By employing the decoy effect, marketers introduce a third option, which is highly inferior to the first option and slightly inferior to the second option. The most common places where you will see the decoy effect being used are in the beverage menus of most restaurants or fast food joints. The small, medium, and large capacities offered by these restaurants have a very marginal price difference between the medium and the large. Still, there is an evident price difference between the ‘small’ capacity and the ‘large’ capacity.
Here, the medium-capacity plays as the decoy, making the ‘large’ option seem more viable economically to the consumers who may now find the ‘small’ capacity not very appropriate in the comparative sense when compared with that of the ‘medium’ capacity beverage.

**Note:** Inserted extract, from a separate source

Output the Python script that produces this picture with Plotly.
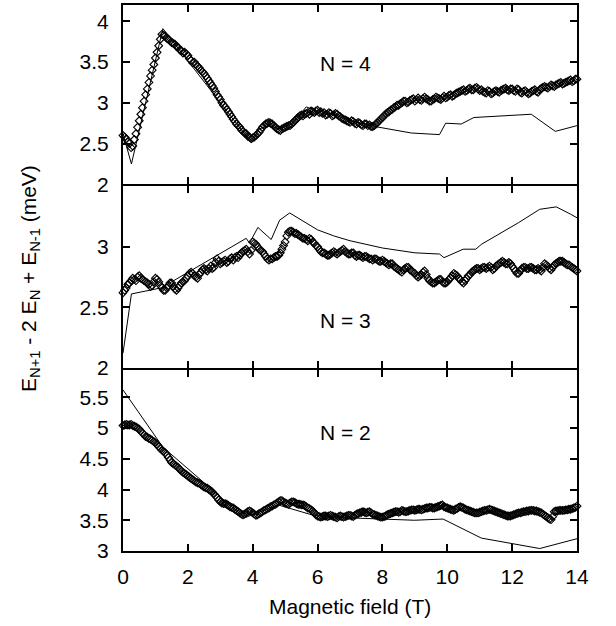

In the above scenario, you may notice that the ‘medium’ capacity option was introduced with the aim to influence the consumers into buying the ‘large’ capacity option that will be most profitable for the business. If the medium capacity option was not available, there is a greater probability that the most preferred capacity for customers could be the ‘small’ capacity.
How does the decoy effect work?
Studies by famous psychologists indicate that consumers experience anxiety when they have too many choices. This choice overload makes them simplify their decision-making process by focusing on specific criteria, which is most likely the price and quantity or value.
Consumers compare the price of the product they would have preferred without the third option and the value that it would derive and compare it with that of the option they would not have preferred. The introduction of the third option is done by the marketers or advertisers in such a way that the less preferred option, usually seems to be more viable and more worth for the price by the customers.
Why your business should not ignore the decoy effect?
The decoy effect was first experimented by National Geographic at a movie theatre where they studied the impact on consumer preferences for purchasing popcorn packs when a medium-sized pack was introduced, which was priced marginally lower than the large pack. The shift in the preference of consumers to large packs from small because they found it worthier in comparison to the medium packs shows that psychological pricing techniques can help businesses in manipulating the purchasing decisions of their target audience.
The bottom line
The basic aim to introduce the decoy effect by any business is to make the consumers overlook the least expensive product or variant that they offer and promote the same of the most expensive variant by making it seem affordable in terms of price and quantity (or value) when compared to the median-priced product.